Saturday, November 29, 2008

Visible Past

Visibility builds awareness, which can lead to understanding.

Buildings and sites connected to historical movements and events create a physical connection with the historical narrative. The sites of queer history, where gay men, lesbians, bisexuals, and transgender people have campaigned for civil rights and built communities, are often invisible to the larger community.

Recognizing these sites, achieving historic preservation status for them, and making them visible marks the queer community as a people with a history that cannot be ignored. It also preserves that history as part of the national story of achieving minority rights and acceptance. For current and future generations, preservation ensures that the physical locations remind ourselves and others of the struggles and creates a visceral connection to that story.

Queer physical history is largely urban. As such it often disappears beneath developers bulldozers. In Washington, DC an entire community of entertainment sites, dating from 1970, fell to bulldozers building a new baseball stadium in 2006. In Los Angeles, the two offices of the Mattachine have been replaced by parking and a newer office building. To date only one site, the Stonewall Inn, has been recognized by the National Park Service as worthy of inclusion on the National Historic Landmarks list. A handful of other sites have been recognized locally.

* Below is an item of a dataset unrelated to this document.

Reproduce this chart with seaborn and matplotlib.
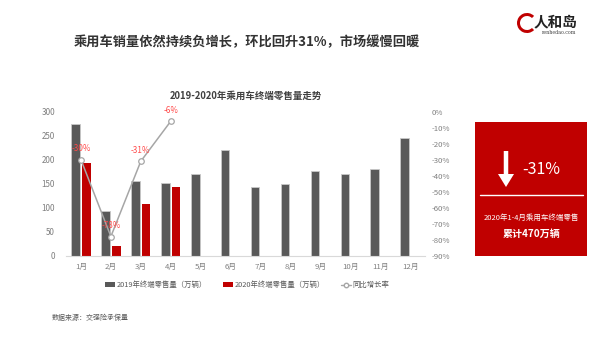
import numpy as np
import pandas as pd
import matplotlib
matplotlib.use("Agg")
import matplotlib.pyplot as plt
import seaborn as sns
from matplotlib.patches import Patch, Rectangle, FancyArrow, Wedge
from matplotlib.lines import Line2D

# ---------------- data ----------------
months = ['1月', '2月', '3月', '4月', '5月', '6月', '7月', '8月', '9月', '10月', '11月', '12月']
sales_2019 = [275, 94, 156, 151, 171, 220, 143, 150, 176, 170, 181, 245]
sales_2020 = [193, 20, 108, 143]
yoy_growth = [-30, -78, -31, -6]
left_ticks = [0, 50, 100, 150, 200, 250, 300]
right_ticks = [0, -10, -20, -30, -40, -50, -60, -70, -80, -90]
series_names = ['2019年终端零售量（万辆）', '2020年终端零售量（万辆）', '同比增长率']

main_title = '乘用车销量依然持续负增长，环比回升31%，市场缓慢回暖'
chart_title = '2019-2020年乘用车终端零售量走势'
source_text = '数据来源：交强险承保量'
box_big = '-31%'
box_line1 = '2020年1-4月乘用车终端零售'
box_line2 = '累计470万辆'

# ---------------- style ----------------
sns.set_theme(style='white')
plt.rcParams['font.family'] = ['Noto Sans CJK SC', 'DejaVu Sans']
plt.rcParams['axes.unicode_minus'] = False

c2019 = '#595959'
c2020 = '#C00000'
cline = '#A6A6A6'
clabel = '#FF4B4B'
ctick = '#7F7F7F'

df = pd.DataFrame({
    'month': months + months[:len(sales_2020)],
    'value': sales_2019 + sales_2020,
    'series': [series_names[0]] * len(sales_2019) + [series_names[1]] * len(sales_2020),
})

W, H = 600, 337
fig = plt.figure(figsize=(W / 100, H / 100), dpi=100)
fig.patch.set_facecolor('white')

ax = fig.add_axes([66 / W, 1 - 255.7 / H, 359 / W, 144 / H])
sns.barplot(data=df, x='month', y='value', hue='series', order=months,
            hue_order=series_names[:2], palette=[c2019, c2020],
            width=0.72, gap=0.2, ax=ax, legend=False, linewidth=0, saturation=1)
for p in ax.patches:
    fc = p.get_facecolor()
    if abs(fc[0] - 0x59 / 255) < 0.02:
        p.set_edgecolor('#C8C8C8')
        p.set_linewidth(0.6)

ax.set_xlim(-0.5, len(months) - 0.5)
ax.set_ylim(0, 300)
ax.set_yticks(left_ticks)
ax.set_xlabel('')
ax.set_ylabel('')
for s in ['left', 'right', 'top']:
    ax.spines[s].set_visible(False)
ax.spines['bottom'].set_color('#D9D9D9')
ax.spines['bottom'].set_linewidth(0.8)
ax.tick_params(axis='x', length=0, pad=5, labelsize=5.6, colors=ctick)
ax.tick_params(axis='y', length=0, pad=8, labelsize=5.8, colors=ctick)
ax.set_title(chart_title, fontsize=6.8, fontweight='bold', color='#404040', pad=9)

ax2 = ax.twinx()
x_pos = np.arange(len(yoy_growth))
sns.lineplot(x=x_pos, y=yoy_growth, ax=ax2, color=cline, linewidth=1.1,
             marker='o', markersize=4, markerfacecolor='white',
             markeredgecolor=cline, markeredgewidth=0.9)
ax2.set_ylim(-90, 0)
ax2.set_yticks(right_ticks)
ax2.set_yticklabels([f'{v}%' for v in right_ticks])
for s in ['left', 'right', 'top', 'bottom']:
    ax2.spines[s].set_visible(False)
ax2.tick_params(axis='y', length=0, pad=5, labelsize=5.6, colors=ctick)
ax2.set_ylabel('')
for xi, v in zip(x_pos, yoy_growth):
    ax2.annotate(f'{v}%', (xi, v), xytext=(0, 8), textcoords='offset points',
                 ha='center', va='center', fontsize=5.8, color=clabel)

# legend
handles = [
    Patch(facecolor=c2019, edgecolor='none'),
    Patch(facecolor=c2020, edgecolor='none'),
    Line2D([0], [0], color=cline, lw=1.0, marker='o', markersize=3.2,
           markerfacecolor='white', markeredgecolor=cline),
]
leg = fig.legend(handles, series_names, loc='center', ncol=3,
                 bbox_to_anchor=(247 / W, 1 - 285 / H), frameon=False,
                 fontsize=5.3, handlelength=1.4, handleheight=0.6,
                 handletextpad=0.15, columnspacing=2.2, labelcolor='#595959')

# overlay for decorations
ov = fig.add_axes([0, 0, 1, 1], zorder=5)
ov.set_xlim(0, W)
ov.set_ylim(H, 0)
ov.axis('off')
ov.patch.set_alpha(0)

ov.text(247, 42, main_title, ha='center', va='center', fontsize=9.5,
        fontweight='bold', color='#333333')
ov.text(52, 318, source_text, ha='left', va='center', fontsize=5, color='#595959')

# red box
ov.add_patch(Rectangle((475, 122.3), 111.7, 133.4, facecolor=c2020, edgecolor='none'))
ov.add_patch(FancyArrow(506, 151, 0, 36, width=4.5, head_width=16, head_length=13,
                        length_includes_head=True, color='white', lw=0))
ov.text(541, 169, box_big, ha='center', va='center', fontsize=11.5, color='white')
ov.plot([480, 583], [195.3, 195.3], color='white', lw=1.0)
ov.text(531.5, 217.7, box_line1, ha='center', va='center', fontsize=5.4, color='white')
ov.text(531.5, 234.3, box_line2, ha='center', va='center', fontsize=7.2,
        fontweight='bold', color='white')

# logo
ov.add_patch(Wedge((527, 23), 10, 45, 315, width=3, facecolor='#C00000', edgecolor='none'))
ov.text(555, 21, '人和岛', ha='center', va='center', fontsize=10.5, fontweight='bold',
        color='#222222')
ov.text(559, 33, 'renhedao.com', ha='center', va='center', fontsize=3.4, color='#444444',
        family='DejaVu Serif')

fig.savefig('out.png', dpi=100, facecolor='white')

This blog will profile historic sites not yet preserved, examine the
process and hurdles of achieving historic site recognition and preservation, and advocate for heightened preservation campaigning by queer historical and archival organizations, professional archivists and historians, and the public.

The photo on the right is the home and office of Dr. Franklin E. Kameny, the father of militant gay activism from 1961, which has been nominated by Rainbow History for historic site recognition in Washington, DC (more on that later).